Rows from a dataset of charts and code>
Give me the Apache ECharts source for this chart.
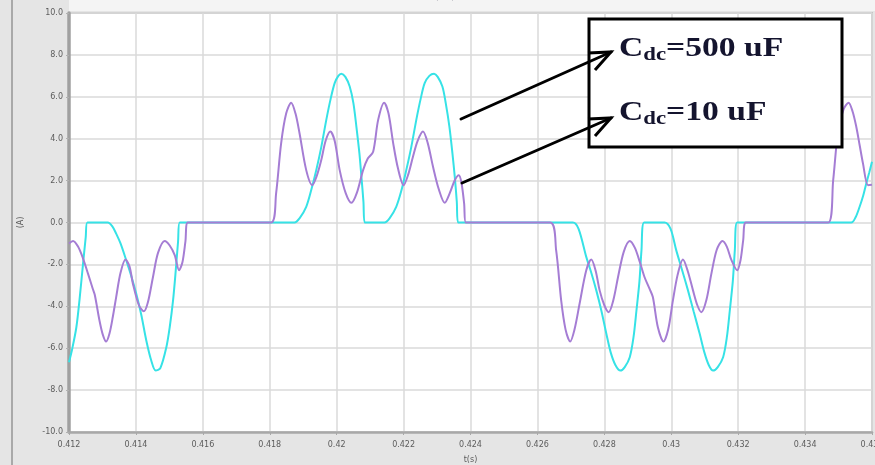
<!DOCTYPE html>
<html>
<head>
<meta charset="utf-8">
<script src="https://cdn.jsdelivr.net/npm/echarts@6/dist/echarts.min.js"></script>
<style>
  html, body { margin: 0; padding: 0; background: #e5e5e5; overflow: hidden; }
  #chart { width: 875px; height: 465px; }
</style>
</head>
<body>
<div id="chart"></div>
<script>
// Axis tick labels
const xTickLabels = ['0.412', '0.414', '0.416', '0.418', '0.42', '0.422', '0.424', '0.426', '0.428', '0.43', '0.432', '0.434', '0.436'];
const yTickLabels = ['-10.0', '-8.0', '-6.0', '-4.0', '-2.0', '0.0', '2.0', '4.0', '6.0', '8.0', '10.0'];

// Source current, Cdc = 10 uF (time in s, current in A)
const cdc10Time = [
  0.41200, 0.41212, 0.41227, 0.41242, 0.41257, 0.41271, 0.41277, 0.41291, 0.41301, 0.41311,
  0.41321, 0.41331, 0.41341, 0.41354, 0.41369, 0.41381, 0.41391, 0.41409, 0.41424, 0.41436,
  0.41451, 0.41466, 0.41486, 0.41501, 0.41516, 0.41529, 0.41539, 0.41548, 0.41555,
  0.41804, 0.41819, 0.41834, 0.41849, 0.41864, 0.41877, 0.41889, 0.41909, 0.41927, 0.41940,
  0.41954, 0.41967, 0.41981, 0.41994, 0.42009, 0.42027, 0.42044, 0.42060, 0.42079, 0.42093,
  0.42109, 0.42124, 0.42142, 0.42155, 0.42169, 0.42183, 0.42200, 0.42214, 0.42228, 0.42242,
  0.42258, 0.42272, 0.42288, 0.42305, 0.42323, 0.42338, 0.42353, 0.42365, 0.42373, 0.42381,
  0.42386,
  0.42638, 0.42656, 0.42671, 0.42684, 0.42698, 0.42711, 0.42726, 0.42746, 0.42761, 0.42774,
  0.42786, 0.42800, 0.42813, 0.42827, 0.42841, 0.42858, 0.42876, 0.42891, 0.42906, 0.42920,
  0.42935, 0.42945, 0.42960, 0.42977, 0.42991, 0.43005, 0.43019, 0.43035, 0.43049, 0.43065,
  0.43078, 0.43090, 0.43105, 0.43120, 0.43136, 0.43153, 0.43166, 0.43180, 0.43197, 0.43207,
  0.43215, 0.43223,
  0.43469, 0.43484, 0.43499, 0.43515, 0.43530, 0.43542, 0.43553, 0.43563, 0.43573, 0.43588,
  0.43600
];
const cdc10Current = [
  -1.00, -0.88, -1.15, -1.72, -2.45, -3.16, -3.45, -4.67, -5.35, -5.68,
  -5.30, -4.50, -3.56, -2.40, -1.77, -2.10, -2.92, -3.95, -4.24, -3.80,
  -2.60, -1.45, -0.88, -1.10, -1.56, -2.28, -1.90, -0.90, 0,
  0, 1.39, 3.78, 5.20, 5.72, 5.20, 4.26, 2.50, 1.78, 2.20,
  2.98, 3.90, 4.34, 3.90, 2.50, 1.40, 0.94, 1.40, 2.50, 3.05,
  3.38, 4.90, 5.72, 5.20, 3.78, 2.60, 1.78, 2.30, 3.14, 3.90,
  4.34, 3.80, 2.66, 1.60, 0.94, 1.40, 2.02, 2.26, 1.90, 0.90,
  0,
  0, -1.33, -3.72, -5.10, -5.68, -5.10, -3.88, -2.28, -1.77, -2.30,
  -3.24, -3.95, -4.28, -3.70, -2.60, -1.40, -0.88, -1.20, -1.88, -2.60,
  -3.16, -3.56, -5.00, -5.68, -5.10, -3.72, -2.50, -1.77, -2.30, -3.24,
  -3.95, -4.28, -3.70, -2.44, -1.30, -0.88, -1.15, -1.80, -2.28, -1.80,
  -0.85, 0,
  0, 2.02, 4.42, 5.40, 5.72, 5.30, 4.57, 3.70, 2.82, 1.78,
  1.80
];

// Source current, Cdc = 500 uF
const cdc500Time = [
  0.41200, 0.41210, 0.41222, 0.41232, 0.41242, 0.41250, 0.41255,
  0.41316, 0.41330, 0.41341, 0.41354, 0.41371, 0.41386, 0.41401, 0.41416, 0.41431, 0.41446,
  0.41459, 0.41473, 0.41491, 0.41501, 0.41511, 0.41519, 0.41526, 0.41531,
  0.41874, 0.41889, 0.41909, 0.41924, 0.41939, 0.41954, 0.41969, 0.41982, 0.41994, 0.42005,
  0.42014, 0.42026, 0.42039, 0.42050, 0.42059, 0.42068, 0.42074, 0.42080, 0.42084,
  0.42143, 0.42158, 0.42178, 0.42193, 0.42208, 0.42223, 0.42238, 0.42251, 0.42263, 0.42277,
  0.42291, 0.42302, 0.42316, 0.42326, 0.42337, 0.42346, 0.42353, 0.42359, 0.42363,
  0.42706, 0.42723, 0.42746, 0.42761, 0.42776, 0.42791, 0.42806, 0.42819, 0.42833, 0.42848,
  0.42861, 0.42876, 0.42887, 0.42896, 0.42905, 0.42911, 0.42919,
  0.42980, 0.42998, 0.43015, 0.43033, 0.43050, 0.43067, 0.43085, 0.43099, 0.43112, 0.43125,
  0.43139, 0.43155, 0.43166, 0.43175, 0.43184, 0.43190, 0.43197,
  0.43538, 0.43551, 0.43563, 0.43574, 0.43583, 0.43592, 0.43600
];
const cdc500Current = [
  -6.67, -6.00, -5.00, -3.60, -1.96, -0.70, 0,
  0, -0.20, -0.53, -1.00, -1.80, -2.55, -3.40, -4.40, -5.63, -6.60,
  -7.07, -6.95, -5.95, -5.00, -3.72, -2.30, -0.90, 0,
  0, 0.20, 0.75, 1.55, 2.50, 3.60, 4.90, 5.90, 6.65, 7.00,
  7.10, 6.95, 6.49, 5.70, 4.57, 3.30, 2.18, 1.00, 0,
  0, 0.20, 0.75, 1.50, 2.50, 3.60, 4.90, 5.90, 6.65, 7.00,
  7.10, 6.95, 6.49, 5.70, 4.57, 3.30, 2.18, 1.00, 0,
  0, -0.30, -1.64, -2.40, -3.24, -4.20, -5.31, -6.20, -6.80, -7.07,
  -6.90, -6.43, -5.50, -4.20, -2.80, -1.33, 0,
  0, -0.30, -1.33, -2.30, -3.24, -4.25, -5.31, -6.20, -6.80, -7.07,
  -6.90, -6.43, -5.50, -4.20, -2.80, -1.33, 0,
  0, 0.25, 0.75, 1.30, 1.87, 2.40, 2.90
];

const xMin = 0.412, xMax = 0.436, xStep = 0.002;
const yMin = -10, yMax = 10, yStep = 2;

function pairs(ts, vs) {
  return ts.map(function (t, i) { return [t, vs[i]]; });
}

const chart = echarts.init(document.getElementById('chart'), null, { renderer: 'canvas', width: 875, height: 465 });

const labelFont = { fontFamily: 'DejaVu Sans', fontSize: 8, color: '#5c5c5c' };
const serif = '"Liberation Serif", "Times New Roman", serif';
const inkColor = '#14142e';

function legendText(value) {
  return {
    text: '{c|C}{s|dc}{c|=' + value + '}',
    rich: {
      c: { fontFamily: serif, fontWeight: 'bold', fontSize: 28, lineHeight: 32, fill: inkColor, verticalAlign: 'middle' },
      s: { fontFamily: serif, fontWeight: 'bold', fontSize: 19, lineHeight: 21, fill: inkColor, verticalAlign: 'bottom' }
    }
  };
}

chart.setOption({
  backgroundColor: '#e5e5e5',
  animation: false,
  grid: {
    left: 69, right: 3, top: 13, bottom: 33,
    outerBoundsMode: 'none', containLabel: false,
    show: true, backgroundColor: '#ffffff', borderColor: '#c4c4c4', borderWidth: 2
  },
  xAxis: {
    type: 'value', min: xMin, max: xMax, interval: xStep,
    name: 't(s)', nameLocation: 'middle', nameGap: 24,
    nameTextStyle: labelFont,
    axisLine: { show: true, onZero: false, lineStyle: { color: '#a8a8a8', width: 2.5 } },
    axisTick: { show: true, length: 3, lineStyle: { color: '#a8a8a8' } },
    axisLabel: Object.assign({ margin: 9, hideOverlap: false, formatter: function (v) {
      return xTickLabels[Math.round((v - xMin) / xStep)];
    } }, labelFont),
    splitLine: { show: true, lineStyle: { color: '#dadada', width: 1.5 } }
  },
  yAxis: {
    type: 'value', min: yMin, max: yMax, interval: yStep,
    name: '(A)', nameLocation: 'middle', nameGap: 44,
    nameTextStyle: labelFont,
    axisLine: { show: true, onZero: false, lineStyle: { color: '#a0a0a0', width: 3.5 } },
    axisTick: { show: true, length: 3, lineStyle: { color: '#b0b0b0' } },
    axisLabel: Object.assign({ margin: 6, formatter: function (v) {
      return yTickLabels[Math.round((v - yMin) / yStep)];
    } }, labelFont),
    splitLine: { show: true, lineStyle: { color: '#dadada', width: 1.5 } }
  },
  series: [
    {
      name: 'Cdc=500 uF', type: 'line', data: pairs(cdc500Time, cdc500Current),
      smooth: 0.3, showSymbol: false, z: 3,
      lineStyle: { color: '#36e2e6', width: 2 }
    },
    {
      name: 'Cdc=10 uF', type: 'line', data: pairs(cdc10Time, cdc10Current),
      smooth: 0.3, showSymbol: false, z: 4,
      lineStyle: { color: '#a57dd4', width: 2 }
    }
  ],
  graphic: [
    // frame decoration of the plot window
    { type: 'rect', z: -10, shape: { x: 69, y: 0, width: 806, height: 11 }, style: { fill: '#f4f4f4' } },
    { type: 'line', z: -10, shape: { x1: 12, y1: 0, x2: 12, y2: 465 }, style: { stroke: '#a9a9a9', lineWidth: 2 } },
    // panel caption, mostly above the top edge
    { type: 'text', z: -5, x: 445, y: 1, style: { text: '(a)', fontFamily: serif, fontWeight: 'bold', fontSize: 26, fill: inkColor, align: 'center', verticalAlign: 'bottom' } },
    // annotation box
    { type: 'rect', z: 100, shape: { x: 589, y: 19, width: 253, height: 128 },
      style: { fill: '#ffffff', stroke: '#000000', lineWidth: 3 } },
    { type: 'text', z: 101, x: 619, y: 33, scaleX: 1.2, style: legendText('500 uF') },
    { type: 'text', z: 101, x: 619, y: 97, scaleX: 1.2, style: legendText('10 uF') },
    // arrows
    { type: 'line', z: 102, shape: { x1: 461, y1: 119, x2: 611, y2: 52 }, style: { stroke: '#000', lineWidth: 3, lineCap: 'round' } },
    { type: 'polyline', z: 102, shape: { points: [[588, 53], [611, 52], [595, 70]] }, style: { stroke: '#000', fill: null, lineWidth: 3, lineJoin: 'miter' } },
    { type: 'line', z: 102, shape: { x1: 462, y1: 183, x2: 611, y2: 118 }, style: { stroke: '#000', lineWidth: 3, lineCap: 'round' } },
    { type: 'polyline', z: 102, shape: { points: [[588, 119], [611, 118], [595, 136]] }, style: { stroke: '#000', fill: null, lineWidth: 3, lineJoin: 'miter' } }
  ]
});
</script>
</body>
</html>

==

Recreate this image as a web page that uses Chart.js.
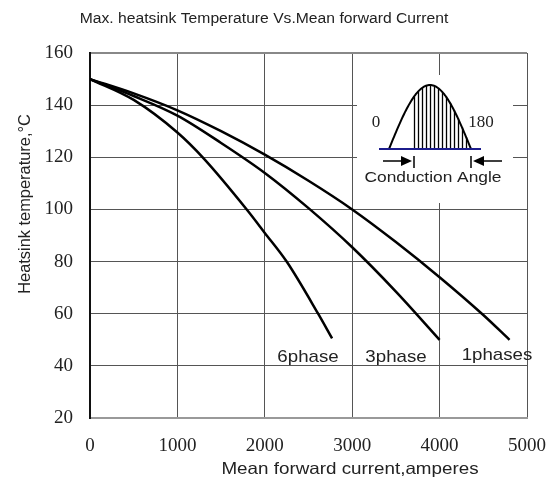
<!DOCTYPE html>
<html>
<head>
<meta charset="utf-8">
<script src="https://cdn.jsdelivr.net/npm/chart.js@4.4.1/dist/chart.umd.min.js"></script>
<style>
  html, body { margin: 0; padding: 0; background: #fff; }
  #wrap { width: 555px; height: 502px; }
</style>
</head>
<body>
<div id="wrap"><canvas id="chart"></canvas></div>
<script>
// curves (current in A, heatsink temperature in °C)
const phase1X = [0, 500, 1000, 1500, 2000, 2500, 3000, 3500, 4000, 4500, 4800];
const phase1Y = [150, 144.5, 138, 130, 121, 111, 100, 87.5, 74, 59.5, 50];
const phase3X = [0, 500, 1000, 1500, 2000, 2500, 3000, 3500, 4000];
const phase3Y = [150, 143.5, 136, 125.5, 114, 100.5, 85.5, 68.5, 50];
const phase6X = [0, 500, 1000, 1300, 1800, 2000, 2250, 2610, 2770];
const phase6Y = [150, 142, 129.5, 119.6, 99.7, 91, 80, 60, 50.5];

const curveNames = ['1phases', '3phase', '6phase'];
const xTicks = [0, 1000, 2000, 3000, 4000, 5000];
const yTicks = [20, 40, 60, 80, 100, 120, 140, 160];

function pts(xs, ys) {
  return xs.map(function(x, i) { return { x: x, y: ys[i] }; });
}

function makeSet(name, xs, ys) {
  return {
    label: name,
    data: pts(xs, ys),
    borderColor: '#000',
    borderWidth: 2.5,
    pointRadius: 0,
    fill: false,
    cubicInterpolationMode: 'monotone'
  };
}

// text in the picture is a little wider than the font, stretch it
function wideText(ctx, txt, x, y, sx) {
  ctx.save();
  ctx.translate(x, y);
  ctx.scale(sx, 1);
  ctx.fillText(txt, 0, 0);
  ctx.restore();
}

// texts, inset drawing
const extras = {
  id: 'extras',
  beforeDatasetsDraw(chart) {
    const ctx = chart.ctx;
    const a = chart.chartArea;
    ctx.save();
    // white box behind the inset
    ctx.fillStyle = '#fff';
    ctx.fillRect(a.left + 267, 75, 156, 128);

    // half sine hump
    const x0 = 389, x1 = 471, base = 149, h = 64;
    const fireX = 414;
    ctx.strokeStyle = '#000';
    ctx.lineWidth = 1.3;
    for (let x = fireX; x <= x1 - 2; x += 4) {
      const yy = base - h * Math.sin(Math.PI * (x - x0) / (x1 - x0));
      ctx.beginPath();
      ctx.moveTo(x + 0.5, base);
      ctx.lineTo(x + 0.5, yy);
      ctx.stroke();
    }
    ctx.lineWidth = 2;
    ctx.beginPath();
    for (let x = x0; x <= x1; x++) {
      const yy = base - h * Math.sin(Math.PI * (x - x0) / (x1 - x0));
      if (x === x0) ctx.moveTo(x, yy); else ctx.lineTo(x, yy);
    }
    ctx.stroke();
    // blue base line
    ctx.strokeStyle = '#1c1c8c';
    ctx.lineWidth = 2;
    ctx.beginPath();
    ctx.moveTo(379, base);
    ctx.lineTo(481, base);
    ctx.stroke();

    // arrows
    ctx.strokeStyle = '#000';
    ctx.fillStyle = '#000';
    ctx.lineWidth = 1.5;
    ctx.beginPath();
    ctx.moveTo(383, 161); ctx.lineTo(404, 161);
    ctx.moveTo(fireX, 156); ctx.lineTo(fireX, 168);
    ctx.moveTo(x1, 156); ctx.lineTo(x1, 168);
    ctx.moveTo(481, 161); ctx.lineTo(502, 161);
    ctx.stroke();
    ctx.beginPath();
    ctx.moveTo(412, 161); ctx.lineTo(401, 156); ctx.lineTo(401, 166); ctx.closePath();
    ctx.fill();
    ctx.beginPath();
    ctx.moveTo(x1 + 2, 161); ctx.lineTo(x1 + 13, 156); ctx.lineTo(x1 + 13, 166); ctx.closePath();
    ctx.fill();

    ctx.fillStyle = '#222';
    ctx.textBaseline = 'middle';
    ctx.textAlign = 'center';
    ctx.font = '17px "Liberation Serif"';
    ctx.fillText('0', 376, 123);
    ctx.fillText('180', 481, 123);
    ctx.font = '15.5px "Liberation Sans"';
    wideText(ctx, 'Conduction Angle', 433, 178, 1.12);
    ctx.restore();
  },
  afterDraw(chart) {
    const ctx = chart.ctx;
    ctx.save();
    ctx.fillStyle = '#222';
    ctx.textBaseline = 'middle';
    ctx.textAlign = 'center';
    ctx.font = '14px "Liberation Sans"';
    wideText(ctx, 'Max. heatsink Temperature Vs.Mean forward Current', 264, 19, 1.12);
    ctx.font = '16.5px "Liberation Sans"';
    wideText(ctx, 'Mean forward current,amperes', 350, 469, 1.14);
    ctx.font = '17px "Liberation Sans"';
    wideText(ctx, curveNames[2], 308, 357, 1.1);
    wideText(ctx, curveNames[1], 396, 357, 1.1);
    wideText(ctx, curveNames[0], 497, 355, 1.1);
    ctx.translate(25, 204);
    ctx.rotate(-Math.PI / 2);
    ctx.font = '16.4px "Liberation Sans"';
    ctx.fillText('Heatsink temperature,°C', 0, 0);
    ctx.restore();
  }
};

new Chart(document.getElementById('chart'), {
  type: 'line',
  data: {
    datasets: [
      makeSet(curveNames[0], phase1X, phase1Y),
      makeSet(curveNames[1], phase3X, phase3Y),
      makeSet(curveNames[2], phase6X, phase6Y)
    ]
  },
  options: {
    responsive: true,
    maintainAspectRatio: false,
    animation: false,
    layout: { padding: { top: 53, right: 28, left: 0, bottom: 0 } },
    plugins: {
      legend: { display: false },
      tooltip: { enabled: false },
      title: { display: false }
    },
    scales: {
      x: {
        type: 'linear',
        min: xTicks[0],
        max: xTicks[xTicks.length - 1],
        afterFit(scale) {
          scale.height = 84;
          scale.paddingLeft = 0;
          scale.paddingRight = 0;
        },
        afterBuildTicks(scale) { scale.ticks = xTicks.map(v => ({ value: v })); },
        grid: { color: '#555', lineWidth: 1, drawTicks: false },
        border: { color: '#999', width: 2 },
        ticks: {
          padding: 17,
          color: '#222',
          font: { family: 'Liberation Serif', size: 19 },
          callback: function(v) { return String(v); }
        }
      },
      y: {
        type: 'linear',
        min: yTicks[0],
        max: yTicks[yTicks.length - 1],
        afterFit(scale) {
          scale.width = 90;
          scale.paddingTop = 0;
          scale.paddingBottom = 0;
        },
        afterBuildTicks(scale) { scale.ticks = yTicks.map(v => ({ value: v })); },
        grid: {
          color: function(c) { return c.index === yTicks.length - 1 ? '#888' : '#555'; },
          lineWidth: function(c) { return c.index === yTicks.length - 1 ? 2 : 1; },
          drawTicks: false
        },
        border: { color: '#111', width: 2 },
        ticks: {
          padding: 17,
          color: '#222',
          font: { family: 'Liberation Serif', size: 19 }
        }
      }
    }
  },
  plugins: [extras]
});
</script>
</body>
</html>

---

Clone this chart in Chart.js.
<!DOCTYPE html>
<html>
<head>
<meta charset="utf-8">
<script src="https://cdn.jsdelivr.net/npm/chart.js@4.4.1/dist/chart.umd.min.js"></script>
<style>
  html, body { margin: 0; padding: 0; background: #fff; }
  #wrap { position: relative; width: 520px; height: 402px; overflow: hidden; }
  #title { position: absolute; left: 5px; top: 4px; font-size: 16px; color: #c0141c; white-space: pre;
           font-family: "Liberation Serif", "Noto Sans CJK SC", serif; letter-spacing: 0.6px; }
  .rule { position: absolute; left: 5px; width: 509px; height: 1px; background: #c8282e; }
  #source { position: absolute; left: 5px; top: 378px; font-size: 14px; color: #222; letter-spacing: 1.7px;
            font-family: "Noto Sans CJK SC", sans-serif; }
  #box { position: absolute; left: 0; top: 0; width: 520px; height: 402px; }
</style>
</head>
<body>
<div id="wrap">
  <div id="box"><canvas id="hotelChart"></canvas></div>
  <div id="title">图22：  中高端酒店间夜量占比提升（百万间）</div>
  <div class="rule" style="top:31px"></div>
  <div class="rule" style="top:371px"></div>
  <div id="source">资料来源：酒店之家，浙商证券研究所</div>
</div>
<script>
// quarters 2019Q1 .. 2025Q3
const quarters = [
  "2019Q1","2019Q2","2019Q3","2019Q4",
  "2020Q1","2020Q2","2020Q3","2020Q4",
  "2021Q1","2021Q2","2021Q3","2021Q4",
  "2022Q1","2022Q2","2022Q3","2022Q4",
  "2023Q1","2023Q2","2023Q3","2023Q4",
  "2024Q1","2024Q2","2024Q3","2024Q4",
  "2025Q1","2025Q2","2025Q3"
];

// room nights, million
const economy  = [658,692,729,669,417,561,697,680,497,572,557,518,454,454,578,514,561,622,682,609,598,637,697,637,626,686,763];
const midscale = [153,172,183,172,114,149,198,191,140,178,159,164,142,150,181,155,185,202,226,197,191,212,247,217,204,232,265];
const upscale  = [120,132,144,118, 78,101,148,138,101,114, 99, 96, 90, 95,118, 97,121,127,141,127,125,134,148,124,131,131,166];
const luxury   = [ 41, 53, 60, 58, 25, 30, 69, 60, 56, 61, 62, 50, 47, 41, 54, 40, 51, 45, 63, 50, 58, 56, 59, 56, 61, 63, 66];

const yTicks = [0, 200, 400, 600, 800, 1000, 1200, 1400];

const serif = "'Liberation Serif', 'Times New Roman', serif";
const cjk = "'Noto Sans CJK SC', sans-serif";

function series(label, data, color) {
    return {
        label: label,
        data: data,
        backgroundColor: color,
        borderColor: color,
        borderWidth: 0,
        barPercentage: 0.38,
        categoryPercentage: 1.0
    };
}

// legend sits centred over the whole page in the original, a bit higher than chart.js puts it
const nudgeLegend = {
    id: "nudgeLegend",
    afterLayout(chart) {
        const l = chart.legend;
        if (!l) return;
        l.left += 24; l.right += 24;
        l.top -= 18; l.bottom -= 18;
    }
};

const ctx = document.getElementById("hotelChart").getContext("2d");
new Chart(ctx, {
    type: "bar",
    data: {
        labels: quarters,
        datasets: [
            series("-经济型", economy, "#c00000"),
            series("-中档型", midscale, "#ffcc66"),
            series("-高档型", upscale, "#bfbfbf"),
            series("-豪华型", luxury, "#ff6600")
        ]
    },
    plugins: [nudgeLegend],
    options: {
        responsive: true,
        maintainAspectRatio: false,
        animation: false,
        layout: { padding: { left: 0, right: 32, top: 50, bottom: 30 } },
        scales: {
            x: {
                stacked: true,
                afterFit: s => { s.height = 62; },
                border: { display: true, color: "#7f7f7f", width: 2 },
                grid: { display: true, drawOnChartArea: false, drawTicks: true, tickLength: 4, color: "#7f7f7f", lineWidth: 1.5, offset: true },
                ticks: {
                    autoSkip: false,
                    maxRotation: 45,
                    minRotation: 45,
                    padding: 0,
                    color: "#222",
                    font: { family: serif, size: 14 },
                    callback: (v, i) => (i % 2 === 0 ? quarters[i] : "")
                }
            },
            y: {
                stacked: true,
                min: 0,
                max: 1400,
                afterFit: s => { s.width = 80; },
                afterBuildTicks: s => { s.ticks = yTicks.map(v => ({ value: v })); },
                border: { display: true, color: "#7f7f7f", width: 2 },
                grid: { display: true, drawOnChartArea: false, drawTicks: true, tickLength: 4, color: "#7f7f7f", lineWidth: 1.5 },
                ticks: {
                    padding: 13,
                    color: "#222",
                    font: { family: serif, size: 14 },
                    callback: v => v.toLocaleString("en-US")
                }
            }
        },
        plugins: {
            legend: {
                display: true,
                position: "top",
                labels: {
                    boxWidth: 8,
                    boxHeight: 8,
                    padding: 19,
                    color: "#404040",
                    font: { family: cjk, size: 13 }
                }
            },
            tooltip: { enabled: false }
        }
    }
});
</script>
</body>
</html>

Objective> How many lines in the entries contain the string "this"? Answer with the number only.

Reply to the exercise> 3